Exercise prompt:
Locate each line below that includes "this" and reproduce it.

Records supplied:
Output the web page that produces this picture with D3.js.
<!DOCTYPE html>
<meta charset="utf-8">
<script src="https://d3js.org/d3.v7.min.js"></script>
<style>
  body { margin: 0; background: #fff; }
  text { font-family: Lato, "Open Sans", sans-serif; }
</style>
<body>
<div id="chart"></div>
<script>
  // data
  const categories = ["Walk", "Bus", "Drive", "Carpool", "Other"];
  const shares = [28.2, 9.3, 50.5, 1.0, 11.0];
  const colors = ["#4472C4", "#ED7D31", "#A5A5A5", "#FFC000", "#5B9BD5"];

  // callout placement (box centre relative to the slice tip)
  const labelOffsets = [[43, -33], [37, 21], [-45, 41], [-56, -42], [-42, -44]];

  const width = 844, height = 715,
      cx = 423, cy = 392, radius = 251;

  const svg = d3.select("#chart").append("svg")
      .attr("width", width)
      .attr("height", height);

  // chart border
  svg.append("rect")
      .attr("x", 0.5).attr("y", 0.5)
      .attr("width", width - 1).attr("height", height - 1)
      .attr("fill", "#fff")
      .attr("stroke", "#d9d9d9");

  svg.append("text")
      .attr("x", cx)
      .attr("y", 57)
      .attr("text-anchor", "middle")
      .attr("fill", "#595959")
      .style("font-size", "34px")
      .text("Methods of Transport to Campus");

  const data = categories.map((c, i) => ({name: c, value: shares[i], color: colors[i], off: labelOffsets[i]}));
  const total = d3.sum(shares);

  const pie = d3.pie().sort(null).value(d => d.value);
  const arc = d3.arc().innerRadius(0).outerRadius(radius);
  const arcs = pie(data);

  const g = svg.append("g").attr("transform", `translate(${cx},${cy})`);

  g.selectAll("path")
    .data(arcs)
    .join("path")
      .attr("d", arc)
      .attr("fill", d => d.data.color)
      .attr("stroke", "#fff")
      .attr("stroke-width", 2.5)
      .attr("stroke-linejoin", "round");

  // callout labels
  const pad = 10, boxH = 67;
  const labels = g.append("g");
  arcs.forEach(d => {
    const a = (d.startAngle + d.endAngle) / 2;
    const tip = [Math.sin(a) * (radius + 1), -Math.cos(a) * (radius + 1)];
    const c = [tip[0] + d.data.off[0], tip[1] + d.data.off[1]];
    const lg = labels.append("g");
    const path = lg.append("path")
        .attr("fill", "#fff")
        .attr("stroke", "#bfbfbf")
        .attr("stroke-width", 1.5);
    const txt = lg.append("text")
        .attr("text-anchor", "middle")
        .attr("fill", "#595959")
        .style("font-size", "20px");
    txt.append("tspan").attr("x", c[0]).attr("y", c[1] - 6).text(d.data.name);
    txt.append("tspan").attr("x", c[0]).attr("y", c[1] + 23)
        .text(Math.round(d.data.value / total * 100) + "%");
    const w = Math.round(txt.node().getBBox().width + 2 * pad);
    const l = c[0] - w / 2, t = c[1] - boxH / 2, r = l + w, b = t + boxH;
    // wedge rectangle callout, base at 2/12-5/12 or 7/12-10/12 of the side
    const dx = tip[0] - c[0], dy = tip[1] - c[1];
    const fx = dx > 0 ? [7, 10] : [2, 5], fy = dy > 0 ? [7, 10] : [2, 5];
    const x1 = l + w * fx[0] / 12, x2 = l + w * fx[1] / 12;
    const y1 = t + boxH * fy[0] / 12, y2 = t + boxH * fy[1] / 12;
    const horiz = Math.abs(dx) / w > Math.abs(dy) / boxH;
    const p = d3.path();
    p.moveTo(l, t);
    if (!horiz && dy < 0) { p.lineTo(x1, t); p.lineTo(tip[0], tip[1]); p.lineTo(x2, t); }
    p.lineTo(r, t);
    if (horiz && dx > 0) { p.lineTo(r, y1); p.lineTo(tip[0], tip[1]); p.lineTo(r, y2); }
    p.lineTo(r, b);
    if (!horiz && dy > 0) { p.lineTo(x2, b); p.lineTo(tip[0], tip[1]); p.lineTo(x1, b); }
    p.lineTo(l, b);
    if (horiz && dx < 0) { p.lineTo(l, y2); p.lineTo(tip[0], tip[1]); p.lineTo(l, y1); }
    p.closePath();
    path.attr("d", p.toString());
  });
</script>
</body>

==

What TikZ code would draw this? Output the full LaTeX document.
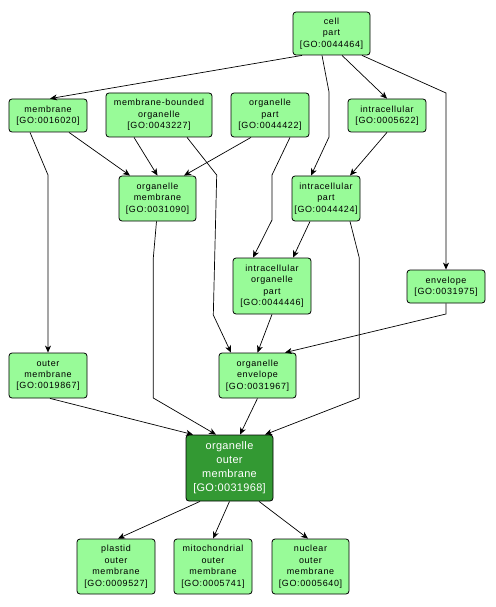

Written reply:
Output the web page that produces this picture with D3.js.
What TikZ code would draw this? Output the full LaTeX document.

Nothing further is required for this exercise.